At a track meet in 2011, then 17-year-old Crystal Haynes was warming up for a high jump event when her leg and arm gave out and her world went black. She woke up shortly after and couldn’t speak – she was having a stroke.
By undergoing a procedure to close a hole in her heart – shown in a recently published study to be superior to medical therapy – Haynes, now 24, has significantly reduced her risk of having a recurrent stroke. Haynes is one of an estimated quarter of people born with the condition, called a patient foramen ovale (PFO).
The procedure was performed by Richard Smalling, M.D., Ph.D., an interventional cardiologist from McGovern Medical School at The University of Texas Health Science Center at Houston (UTHealth), who was the principal investigator for the Houston site and was a member of the steering committee on the decade-long RESPECT national clinical trial. Results of long term follow-up of the RESPECT trial were published today in the New England Journal of Medicine and revealed that participants who had a PFO closure procedure were 45 percent less likely to have a recurrent stroke than participants who only received medical therapy.
Smalling was part of the team that designed the clinical trial and UTHealth/Memorial Hermann Heart and Vascular Institute – Texas Medical Center was one of the top enrollment sites.
“A PFO, in some patients, allows blood returning from the lower body, potentially containing a blood clot, to slip into the left atrium. From there, it can travel directly to the brain causing a stroke or similarly wreak havoc to other parts of the body as well,” said Smalling, the James D. Woods Distinguished Chair in Cardiovascular Medicine and director of interventional cardiovascular medicine at McGovern Medical School at UTHealth.

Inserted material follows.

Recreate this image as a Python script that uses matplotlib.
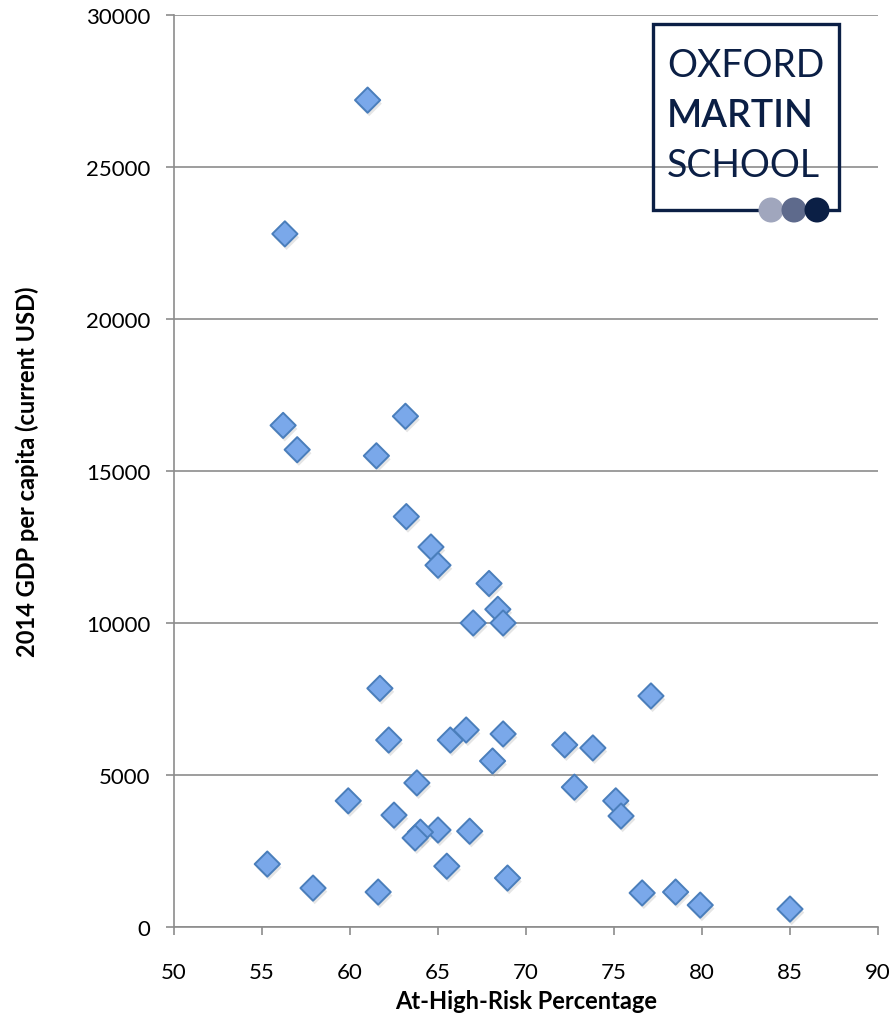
import matplotlib
matplotlib.use("Agg")
import matplotlib.pyplot as plt
import matplotlib.patheffects as pe
from matplotlib.patches import Rectangle, Circle

# -------------------------
# Data
# -------------------------
risk_pct = [61.0, 56.3, 56.2, 57.0, 63.15, 61.5, 63.2, 64.6, 65.0, 67.9,
            68.4, 67.0, 68.7, 61.7, 77.1, 62.2, 66.6, 65.7, 68.7, 72.2,
            73.8, 68.1, 63.8, 72.75, 59.9, 75.1, 75.4, 62.5, 65.0, 64.0,
            63.7, 66.8, 65.5, 55.3, 68.95, 57.9, 61.6, 76.6, 78.5, 79.9,
            85.0]
gdp_pc = [27200, 22800, 16500, 15700, 16800, 15500, 13500, 12500, 11900, 11300,
          10450, 10000, 10000, 7850, 7600, 6150, 6480, 6150, 6350, 5990,
          5890, 5460, 4740, 4600, 4150, 4150, 3650, 3680, 3190, 3120,
          2930, 3150, 2000, 2070, 1610, 1280, 1150, 1120, 1150, 720,
          590]

x_ticks = [50, 55, 60, 65, 70, 75, 80, 85, 90]
y_ticks = [0, 5000, 10000, 15000, 20000, 25000, 30000]

W, H = 895, 1020
FONT = "Lato"
NAVY = "#0b1f45"

fig = plt.figure(figsize=(W / 100, H / 100), dpi=100)
ax = fig.add_axes([174 / W, (H - 928) / H, (878 - 174) / W, (928 - 16) / H])

ax.scatter(risk_pct, gdp_pc, marker="D", s=165, facecolor="#7aa8ea",
           edgecolor="#4a7ebb", linewidth=1.4, zorder=3,
           path_effects=[pe.SimplePatchShadow(offset=(1.2, -2.5),
                                              shadow_rgbFace="#aaaaaa", alpha=0.3),
                         pe.Normal()])

ax.set_xlim(50, 90)
ax.set_ylim(0, 30000)
ax.set_xticks(x_ticks)
ax.set_yticks(y_ticks)
ax.yaxis.grid(True, color="#8c8c8c", linewidth=1.2)
ax.set_axisbelow(True)
for side in ("top", "right"):
    ax.spines[side].set_visible(False)
for side in ("left", "bottom"):
    ax.spines[side].set_color("#8c8c8c")
    ax.spines[side].set_linewidth(1.2)
ax.tick_params(direction="out", length=6, width=1.2, color="#8c8c8c",
               labelsize=16)
ax.tick_params(axis="y", pad=11)
ax.tick_params(axis="x", pad=19)
for lab in ax.get_xticklabels() + ax.get_yticklabels():
    lab.set_fontfamily(FONT)

ax.set_xlabel("At-High-Risk Percentage", fontfamily=FONT, fontweight="bold",
              fontsize=17, labelpad=5)
ax.set_ylabel("2014 GDP per capita (current USD)", fontfamily=FONT,
              fontweight="bold", fontsize=17, labelpad=34)

# -------------------------
# Oxford Martin School logo (pixel coordinates overlay)
# -------------------------
ov = fig.add_axes([0, 0, 1, 1], facecolor="none")
ov.set_xlim(0, W)
ov.set_ylim(H, 0)
ov.axis("off")
ov.add_patch(Rectangle((653, 25), 186, 186, fill=False, edgecolor=NAVY, linewidth=2.4))
for cx, col in [(771, "#a0a6bd"), (794, "#5e6a8c"), (817, NAVY)]:
    ov.add_patch(Circle((cx, 211), 12.5, facecolor=col, edgecolor="none", zorder=5))
ov.text(667, 77, "OXFORD", fontfamily=FONT, fontweight="normal", fontsize=27,
        color=NAVY, va="baseline")
ov.text(667, 127, "MARTIN", fontfamily=FONT, fontweight="semibold", fontsize=27,
        color=NAVY, va="baseline")
ov.text(667, 177, "SCHOOL", fontfamily=FONT, fontweight="normal", fontsize=27,
        color=NAVY, va="baseline")

fig.savefig("out.png", dpi=100)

Stroke kills nearly 130,000 people a year and is a leading cause of disability, according to the American Stroke Association. Eighty-seven percent of strokes are ischemic, caused when blood clots block the blood vessels to the brain. The cost of a stroke is significant, with more than $34 billion spent in the U.S. each year, according to the Centers for Disease Control and Prevention.
People who are born with a PFO at birth have no symptoms until a stroke strikes. That was the case with Haynes.
“The trainers were speaking to me and I was saying stuff back to them but no voice was coming out,” Haynes remembered about her stroke.
Just the day before, Haynes had competed in a power-lifting meet. The Orange, Texas native was considered a star athlete at her school and was excited to dominate the track that year. Instead, she would spent much of the next semester in the hospital and in physical therapy at TIRR Memorial Hermann.
After years of physical therapy, Haynes learned to run again and enrolled in Lamar University in Beaumont. However, because her PFO remained open, she ran the risk of having a second stroke at any time. During a routine checkup earlier this year, her neurologist mentioned a new PFO closure procedure being performed by Smalling.
In November 2016, the U.S. Food and Drug Administration (FDA) approved the use of a device to close PFOs. Abbott Vascular manufactures the device, called the AMPLATZER PFO Occluder. Since the FDA approval, Smalling has performed dozens of these procedures for patients who are at risk of recurrent stroke. In June, Haynes underwent the procedure at Memorial Hermann Heart and Vascular Institute – Texas Medical Center and put to rest any concerns she had about a recurrent stroke.
“Dr. Smalling and his team are amazing. They treated me like family. And I feel better than I ever have before,” she said after the procedure.
Haynes is now a motivational speaker, sharing her story of overcoming obstacles and keeping a positive outlook on life.